Adversarialism means our political discourse is appalling. It’s he-said-she-said, Monty Pythonesque “yes it is no it isn’t” nonsense. Governments refusing to negotiate or listen to advice from civil society whine “they won’t play with me, it’s their fault”. Protest is criminalised. Minor parties and independents are marginalised and misrepresented. The ridiculous meme of “making the perfect the enemy of the good” comes from this phenomenon. Nobody is trying for perfect. We’re so far from perfect. But negotiating parties wanting to improve and influence legislation are told to get on board or get out of the way, and ridiculed for their efforts. How is that good conflict management or decision-making?
Unfortunately, for all political participants, this flows into interpersonal behaviours in really destructive ways. The worst, in my view, is how people prioritise “being correct” instead of trying to change minds and behaviour. We get this performativity of demonstrating how in line with your team you are, and part of that is in being as dismissive of the “other” team as possible.
Instead of opening paths for people to understand our perspective, with patience and compassion, to encourage them to join our work, we make enemies of potential allies. This is the case across the spectrum – left, right and the middle.
We desperately need to rebuild the skills to come together across difference – skills that have been deliberately erased over recent generations. We need to learn to understand our entanglement, our shared, common humanity. We need to learn skills of deliberation, and we need to create space for deliberation in our politics, through well-facilitated processes at all levels. Citizens’ Assemblies, for example, are a model for conflict management and decision-making based on recognising and prioritising interdependence and diversity. These, and other similar models of participatory, deliberative democracy, don’t just reverse the exclusion of representative democracy, they also reverse adversarialism, by pitching everyone in the room as active participants in finding a creative path forward together. They are about listening to each other, learning from each other, seeking to understand others’ viewpoints, and working out how to find paths that satisfy as many as possible. It’s the opposite of winning by defeating an opponent.
Finally, permanence and impermanence – the mythology of Thatcher’s “there is no alternative” and Bismarck’s “politics is the art of the possible” are deliberately designed to make it impossible to imagine a different world, to shut you down as at best a dreamer and at worst a dangerous radical if you dare to do so. And we all believe it, to certain degrees. It’s incredibly persuasive, and deeply embedded in our worldviews, and the way we work.

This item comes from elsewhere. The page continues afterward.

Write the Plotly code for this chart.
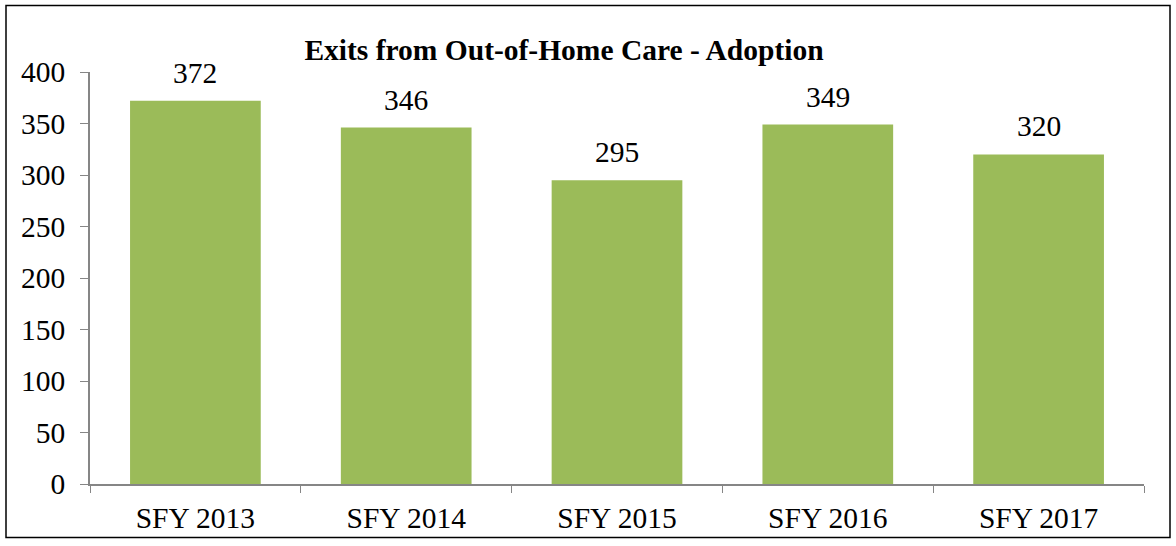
import plotly.graph_objects as go

categories = ["SFY 2013", "SFY 2014", "SFY 2015", "SFY 2016", "SFY 2017"]
values = [372, 346, 295, 349, 320]
title_text = "Exits from Out-of-Home Care - Adoption"

W, H = 1176, 546
L, R, T, B = 90, 32, 72, 59
pw, ph = W - L - R, H - T - B
FS = 29.5

fig = go.Figure(go.Bar(
    x=categories, y=values,
    marker=dict(color="#9BBB59", line=dict(width=0)),
    width=0.62,
    cliponaxis=False,
))

for c, v in zip(categories, values):
    fig.add_annotation(x=c, y=v, text=str(v), showarrow=False, yanchor="bottom",
                       yshift=10, font=dict(family="Liberation Serif", size=FS, color="black"))

fig.update_layout(
    width=W, height=H,
    margin=dict(l=L, r=R, t=T, b=B),
    paper_bgcolor="white", plot_bgcolor="white",
    showlegend=False,
    title=dict(text="<b>" + title_text + "</b>", x=564 / W, xanchor="center",
               y=1 - 50 / H, yanchor="middle",
               font=dict(family="Liberation Serif", size=FS, color="black")),
    xaxis=dict(showline=True, linecolor="#868686", linewidth=1.5,
               ticks="outside", tickson="boundaries", ticklen=7, tickcolor="#868686",
               tickfont=dict(family="Liberation Serif", size=FS, color="black"),
               ticklabelstandoff=7,
               showgrid=False, zeroline=False),
    yaxis=dict(range=[0, 400], dtick=50, showline=True, linecolor="#868686", linewidth=1.5,
               ticks="outside", ticklen=8, tickcolor="#868686",
               tickfont=dict(family="Liberation Serif", size=FS, color="black"),
               ticklabelstandoff=9,
               showgrid=False, zeroline=False),
    bargap=0.38,
)

# image border
fig.add_shape(type="rect", xref="paper", yref="paper",
              x0=(6 - L) / pw, x1=(W - 6 - L) / pw,
              y0=-(H - 5 - T - ph) / ph, y1=1 + (T - 5) / ph,
              line=dict(color="black", width=1.5), fillcolor="rgba(0,0,0,0)", layer="above")

fig.write_html("out.html", config={"displayModeBar": False},
               post_script="document.body.style.margin='0';document.body.style.overflow='hidden';")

One of the big challenges of a politics of impermanence, as articulated particularly powerfully by philosopher / activists Joanna Macy and Bayo Akomolafe, is to let go of control, of goals and KPIs, to “hurry up and slow down”, to trust to “emergence” – that if we establish the context for the world we want to emerge, it can and will do so.
This is, for me, a prefigurative politics, proving that a different world is possible by living it into being ourselves, community by community. It’s a pragmatic politics of grounded, material imaginaries, where change is led by behaviour itself. We don’t try to change people’s minds to make them change their behaviour. We create the spaces in which people can change their behaviour, and the ideas and worldviews will follow.
And, fundamentally, it’s an ethical politics. It’s about leading with ethical behaviour. With ecological ethics of interdependence, diversity and impermanence. In these turbulent times, these are the ethics we need to shift from the end of the world to the end of the world as we know it.